* WRITTEN TASK *
All lines below must be repeated exactly, with the pictures omitted.

BEGIN DATA EXCERPT

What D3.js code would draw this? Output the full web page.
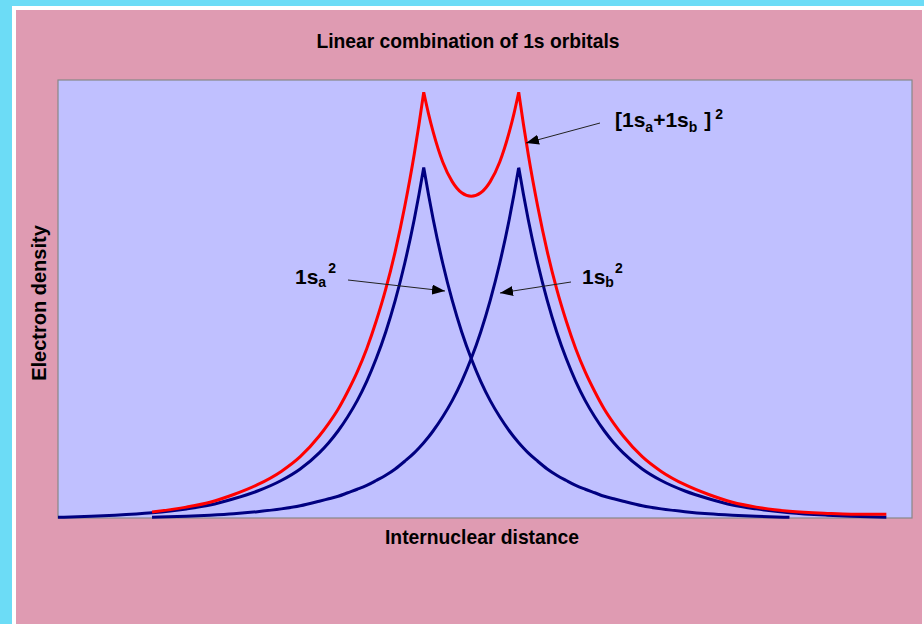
<!DOCTYPE html>
<html>
<head>
<meta charset="utf-8">
<script src="https://cdn.jsdelivr.net/npm/d3@7"></script>
<style>
  html, body { margin: 0; padding: 0; background: #6cdcf6; }
  svg { display: block; }
  text { font-family: "Liberation Sans", Arial, sans-serif; font-weight: bold; fill: #000; }
</style>
</head>
<body>
<svg id="chart" width="924" height="624"></svg>
<script>
// ---- data ----
const titleText = "Linear combination of 1s orbitals";
const xAxisLabel = "Internuclear distance";
const yAxisLabel = "Electron density";

// internuclear-axis positions (nuclei at -0.5 and +0.5)
const xPositions = [-4.35, -4.0, -3.75, -3.36, -3.0, -2.75, -2.5, -2.25, -2.0, -1.8, -1.6, -1.5, -1.4, -1.3, -1.2, -1.1,
  -1.0, -0.9, -0.8, -0.7, -0.6, -0.55, -0.5, -0.45, -0.4, -0.3, -0.2, -0.1, 0, 0.1, 0.2, 0.3, 0.4, 0.45, 0.5, 0.55,
  0.6, 0.7, 0.8, 0.9, 1.0, 1.1, 1.2, 1.3, 1.4, 1.5, 1.6, 1.8, 2.0, 2.25, 2.5, 2.75, 3.0, 3.35, 3.75, 4.0, 4.37];

const density1sA = [0.002, 0.005, 0.008, 0.015, 0.026, 0.037, 0.055, 0.077, 0.107, 0.140, 0.186, 0.215, 0.249, 0.289, 0.335, 0.390,
  0.455, 0.531, 0.621, 0.727, 0.852, 0.923, 1.0, 0.923, 0.852, 0.727, 0.621, 0.531, 0.455, 0.390, 0.335, 0.289, 0.249, 0.231, 0.215, 0.200,
  0.186, 0.162, 0.140, 0.122, 0.107, 0.093, 0.082, 0.072, 0.062, 0.055, 0.048, 0.035, 0.026, 0.018, 0.012, 0.008, 0.005, 0.002, null, null, null];

const density1sB = [null, null, null, 0.002, 0.005, 0.008, 0.012, 0.018, 0.026, 0.035, 0.048, 0.055, 0.062, 0.072, 0.082, 0.093,
  0.107, 0.122, 0.140, 0.162, 0.186, 0.200, 0.215, 0.231, 0.249, 0.289, 0.335, 0.390, 0.455, 0.531, 0.621, 0.727, 0.852, 0.923, 1.0, 0.923,
  0.852, 0.727, 0.621, 0.531, 0.455, 0.390, 0.335, 0.289, 0.249, 0.215, 0.186, 0.140, 0.107, 0.077, 0.055, 0.037, 0.026, 0.015, 0.008, 0.005, 0.002];

const densityCombined = [null, null, null, 0.017, 0.031, 0.045, 0.067, 0.095, 0.133, 0.175, 0.234, 0.270, 0.311, 0.361, 0.417, 0.483,
  0.562, 0.653, 0.761, 0.889, 1.038, 1.123, 1.215, 1.154, 1.101, 1.016, 0.960, 0.928, 0.918, 0.928, 0.960, 1.016, 1.101, 1.154, 1.215, 1.123,
  1.038, 0.889, 0.761, 0.653, 0.562, 0.483, 0.417, 0.361, 0.311, 0.270, 0.234, 0.175, 0.133, 0.095, 0.067, 0.045, 0.031, 0.019, 0.013, 0.011, 0.011];

const xDomain = [-4.35, 4.64];
const yDomain = [0, 1.25];

// ---- drawing ----
const svg = d3.select("#chart");
const W = 924, H = 624;

// frame: cyan page, white border line, pink panel
svg.append("rect").attr("x", 0).attr("y", 0).attr("width", W).attr("height", H).attr("fill", "#6cdcf6");
svg.append("rect").attr("x", 12).attr("y", 6).attr("width", W - 12).attr("height", H - 6).attr("fill", "#ffffff");
svg.append("rect").attr("x", 16).attr("y", 10).attr("width", 906).attr("height", H - 10).attr("fill", "#df9bb2");

const plot = { left: 58, top: 80, right: 912, bottom: 518 };
const x = d3.scaleLinear().domain(xDomain).range([plot.left, plot.right]);
const y = d3.scaleLinear().domain(yDomain).range([plot.bottom, plot.top]);

svg.append("rect")
  .attr("x", plot.left).attr("y", plot.top)
  .attr("width", plot.right - plot.left).attr("height", plot.bottom - plot.top)
  .attr("fill", "#c0c0ff").attr("stroke", "#888888").attr("stroke-width", 1.2);

// split a series at its cusps (local maxima) so each smooth piece is drawn with a monotone curve
function pieces(values) {
  const pts = xPositions.map((xp, i) => ({ x: xp, v: values[i] })).filter(d => d.v !== null);
  const out = [];
  let cur = [pts[0]];
  for (let i = 1; i < pts.length; i++) {
    cur.push(pts[i]);
    const isPeak = i < pts.length - 1 && pts[i].v > pts[i - 1].v && pts[i].v > pts[i + 1].v;
    if (isPeak) { out.push(cur); cur = [pts[i]]; }
  }
  out.push(cur);
  return out;
}
const line = d3.line()
  .x(d => x(d.x))
  .y(d => y(d.v))
  .curve(d3.curveMonotoneX);

function drawSeries(values, color) {
  const path = pieces(values).map(p => line(p)).join("");
  svg.append("path").attr("d", path).attr("fill", "none")
    .attr("stroke", color).attr("stroke-width", 3)
    .attr("stroke-linejoin", "miter").attr("stroke-linecap", "butt");
}
drawSeries(density1sA, "#000080");
drawSeries(density1sB, "#000080");
drawSeries(densityCombined, "#ff0000");

// titles
svg.append("text").attr("x", 468).attr("y", 48).attr("text-anchor", "middle")
  .style("font-size", "19.3px").text(titleText);
svg.append("text").attr("x", 482).attr("y", 544).attr("text-anchor", "middle")
  .style("font-size", "19.3px").text(xAxisLabel);
svg.append("text").attr("transform", "translate(46,303) rotate(-90)").attr("text-anchor", "middle")
  .style("font-size", "20px").text(yAxisLabel);

// arrow marker
const defs = svg.append("defs");
defs.append("marker").attr("id", "ah")
  .attr("viewBox", "0 0 13 10").attr("refX", 13).attr("refY", 5)
  .attr("markerWidth", 13).attr("markerHeight", 10)
  .attr("markerUnits", "userSpaceOnUse").attr("orient", "auto")
  .append("path").attr("d", "M0,0 L13,5 L0,10 Z").attr("fill", "#000");

function arrow(x1, y1, x2, y2) {
  svg.append("line").attr("x1", x1).attr("y1", y1).attr("x2", x2).attr("y2", y2)
    .attr("stroke", "#222").attr("stroke-width", 1).attr("marker-end", "url(#ah)");
}
arrow(600, 123, 526, 143);
arrow(348, 280, 445, 291);
arrow(571, 282, 500, 293);

// annotation labels
const lblC = svg.append("text").attr("x", 615).attr("y", 127).style("font-size", "21px");
lblC.append("tspan").text("[1s");
lblC.append("tspan").attr("dy", 4.5).style("font-size", "14px").text("a");
lblC.append("tspan").attr("dy", -4.5).text("+1s");
lblC.append("tspan").attr("dy", 4.5).style("font-size", "14px").text("b");
lblC.append("tspan").attr("dy", -4.5).attr("dx", 7).text("]");
lblC.append("tspan").attr("dy", -8).attr("dx", 4).style("font-size", "14px").text("2");

const lblA = svg.append("text").attr("x", 295).attr("y", 284).style("font-size", "21px");
lblA.append("tspan").text("1s");
lblA.append("tspan").attr("dy", 3).style("font-size", "14px").text("a");
lblA.append("tspan").attr("dy", -14).attr("dx", 2).style("font-size", "14px").text("2");

const lblB = svg.append("text").attr("x", 582).attr("y", 284).style("font-size", "21px");
lblB.append("tspan").text("1s");
lblB.append("tspan").attr("dy", 3).style("font-size", "14px").text("b");
lblB.append("tspan").attr("dy", -14).attr("dx", 1).style("font-size", "14px").text("2");
</script>
</body>
</html>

END DATA EXCERPT

* OUTPUT OF THE TASK *
What D3.js code would draw this? Output the full web page.
<!DOCTYPE html>
<html>
<head>
<meta charset="utf-8">
<script src="https://cdn.jsdelivr.net/npm/d3@7"></script>
<style>
  html, body { margin: 0; padding: 0; background: #6cdcf6; }
  svg { display: block; }
  text { font-family: "Liberation Sans", Arial, sans-serif; font-weight: bold; fill: #000; }
</style>
</head>
<body>
<svg id="chart" width="924" height="624"></svg>
<script>
// ---- data ----
const titleText = "Linear combination of 1s orbitals";
const xAxisLabel = "Internuclear distance";
const yAxisLabel = "Electron density";

// internuclear-axis positions (nuclei at -0.5 and +0.5)
const xPositions = [-4.35, -4.0, -3.75, -3.36, -3.0, -2.75, -2.5, -2.25, -2.0, -1.8, -1.6, -1.5, -1.4, -1.3, -1.2, -1.1,
  -1.0, -0.9, -0.8, -0.7, -0.6, -0.55, -0.5, -0.45, -0.4, -0.3, -0.2, -0.1, 0, 0.1, 0.2, 0.3, 0.4, 0.45, 0.5, 0.55,
  0.6, 0.7, 0.8, 0.9, 1.0, 1.1, 1.2, 1.3, 1.4, 1.5, 1.6, 1.8, 2.0, 2.25, 2.5, 2.75, 3.0, 3.35, 3.75, 4.0, 4.37];

const density1sA = [0.002, 0.005, 0.008, 0.015, 0.026, 0.037, 0.055, 0.077, 0.107, 0.140, 0.186, 0.215, 0.249, 0.289, 0.335, 0.390,
  0.455, 0.531, 0.621, 0.727, 0.852, 0.923, 1.0, 0.923, 0.852, 0.727, 0.621, 0.531, 0.455, 0.390, 0.335, 0.289, 0.249, 0.231, 0.215, 0.200,
  0.186, 0.162, 0.140, 0.122, 0.107, 0.093, 0.082, 0.072, 0.062, 0.055, 0.048, 0.035, 0.026, 0.018, 0.012, 0.008, 0.005, 0.002, null, null, null];

const density1sB = [null, null, null, 0.002, 0.005, 0.008, 0.012, 0.018, 0.026, 0.035, 0.048, 0.055, 0.062, 0.072, 0.082, 0.093,
  0.107, 0.122, 0.140, 0.162, 0.186, 0.200, 0.215, 0.231, 0.249, 0.289, 0.335, 0.390, 0.455, 0.531, 0.621, 0.727, 0.852, 0.923, 1.0, 0.923,
  0.852, 0.727, 0.621, 0.531, 0.455, 0.390, 0.335, 0.289, 0.249, 0.215, 0.186, 0.140, 0.107, 0.077, 0.055, 0.037, 0.026, 0.015, 0.008, 0.005, 0.002];

const densityCombined = [null, null, null, 0.017, 0.031, 0.045, 0.067, 0.095, 0.133, 0.175, 0.234, 0.270, 0.311, 0.361, 0.417, 0.483,
  0.562, 0.653, 0.761, 0.889, 1.038, 1.123, 1.215, 1.154, 1.101, 1.016, 0.960, 0.928, 0.918, 0.928, 0.960, 1.016, 1.101, 1.154, 1.215, 1.123,
  1.038, 0.889, 0.761, 0.653, 0.562, 0.483, 0.417, 0.361, 0.311, 0.270, 0.234, 0.175, 0.133, 0.095, 0.067, 0.045, 0.031, 0.019, 0.013, 0.011, 0.011];

const xDomain = [-4.35, 4.64];
const yDomain = [0, 1.25];

// ---- drawing ----
const svg = d3.select("#chart");
const W = 924, H = 624;

// frame: cyan page, white border line, pink panel
svg.append("rect").attr("x", 0).attr("y", 0).attr("width", W).attr("height", H).attr("fill", "#6cdcf6");
svg.append("rect").attr("x", 12).attr("y", 6).attr("width", W - 12).attr("height", H - 6).attr("fill", "#ffffff");
svg.append("rect").attr("x", 16).attr("y", 10).attr("width", 906).attr("height", H - 10).attr("fill", "#df9bb2");

const plot = { left: 58, top: 80, right: 912, bottom: 518 };
const x = d3.scaleLinear().domain(xDomain).range([plot.left, plot.right]);
const y = d3.scaleLinear().domain(yDomain).range([plot.bottom, plot.top]);

svg.append("rect")
  .attr("x", plot.left).attr("y", plot.top)
  .attr("width", plot.right - plot.left).attr("height", plot.bottom - plot.top)
  .attr("fill", "#c0c0ff").attr("stroke", "#888888").attr("stroke-width", 1.2);

// split a series at its cusps (local maxima) so each smooth piece is drawn with a monotone curve
function pieces(values) {
  const pts = xPositions.map((xp, i) => ({ x: xp, v: values[i] })).filter(d => d.v !== null);
  const out = [];
  let cur = [pts[0]];
  for (let i = 1; i < pts.length; i++) {
    cur.push(pts[i]);
    const isPeak = i < pts.length - 1 && pts[i].v > pts[i - 1].v && pts[i].v > pts[i + 1].v;
    if (isPeak) { out.push(cur); cur = [pts[i]]; }
  }
  out.push(cur);
  return out;
}
const line = d3.line()
  .x(d => x(d.x))
  .y(d => y(d.v))
  .curve(d3.curveMonotoneX);

function drawSeries(values, color) {
  const path = pieces(values).map(p => line(p)).join("");
  svg.append("path").attr("d", path).attr("fill", "none")
    .attr("stroke", color).attr("stroke-width", 3)
    .attr("stroke-linejoin", "miter").attr("stroke-linecap", "butt");
}
drawSeries(density1sA, "#000080");
drawSeries(density1sB, "#000080");
drawSeries(densityCombined, "#ff0000");

// titles
svg.append("text").attr("x", 468).attr("y", 48).attr("text-anchor", "middle")
  .style("font-size", "19.3px").text(titleText);
svg.append("text").attr("x", 482).attr("y", 544).attr("text-anchor", "middle")
  .style("font-size", "19.3px").text(xAxisLabel);
svg.append("text").attr("transform", "translate(46,303) rotate(-90)").attr("text-anchor", "middle")
  .style("font-size", "20px").text(yAxisLabel);

// arrow marker
const defs = svg.append("defs");
defs.append("marker").attr("id", "ah")
  .attr("viewBox", "0 0 13 10").attr("refX", 13).attr("refY", 5)
  .attr("markerWidth", 13).attr("markerHeight", 10)
  .attr("markerUnits", "userSpaceOnUse").attr("orient", "auto")
  .append("path").attr("d", "M0,0 L13,5 L0,10 Z").attr("fill", "#000");

function arrow(x1, y1, x2, y2) {
  svg.append("line").attr("x1", x1).attr("y1", y1).attr("x2", x2).attr("y2", y2)
    .attr("stroke", "#222").attr("stroke-width", 1).attr("marker-end", "url(#ah)");
}
arrow(600, 123, 526, 143);
arrow(348, 280, 445, 291);
arrow(571, 282, 500, 293);

// annotation labels
const lblC = svg.append("text").attr("x", 615).attr("y", 127).style("font-size", "21px");
lblC.append("tspan").text("[1s");
lblC.append("tspan").attr("dy", 4.5).style("font-size", "14px").text("a");
lblC.append("tspan").attr("dy", -4.5).text("+1s");
lblC.append("tspan").attr("dy", 4.5).style("font-size", "14px").text("b");
lblC.append("tspan").attr("dy", -4.5).attr("dx", 7).text("]");
lblC.append("tspan").attr("dy", -8).attr("dx", 4).style("font-size", "14px").text("2");

const lblA = svg.append("text").attr("x", 295).attr("y", 284).style("font-size", "21px");
lblA.append("tspan").text("1s");
lblA.append("tspan").attr("dy", 3).style("font-size", "14px").text("a");
lblA.append("tspan").attr("dy", -14).attr("dx", 2).style("font-size", "14px").text("2");

const lblB = svg.append("text").attr("x", 582).attr("y", 284).style("font-size", "21px");
lblB.append("tspan").text("1s");
lblB.append("tspan").attr("dy", 3).style("font-size", "14px").text("b");
lblB.append("tspan").attr("dy", -14).attr("dx", 1).style("font-size", "14px").text("2");
</script>
</body>
</html>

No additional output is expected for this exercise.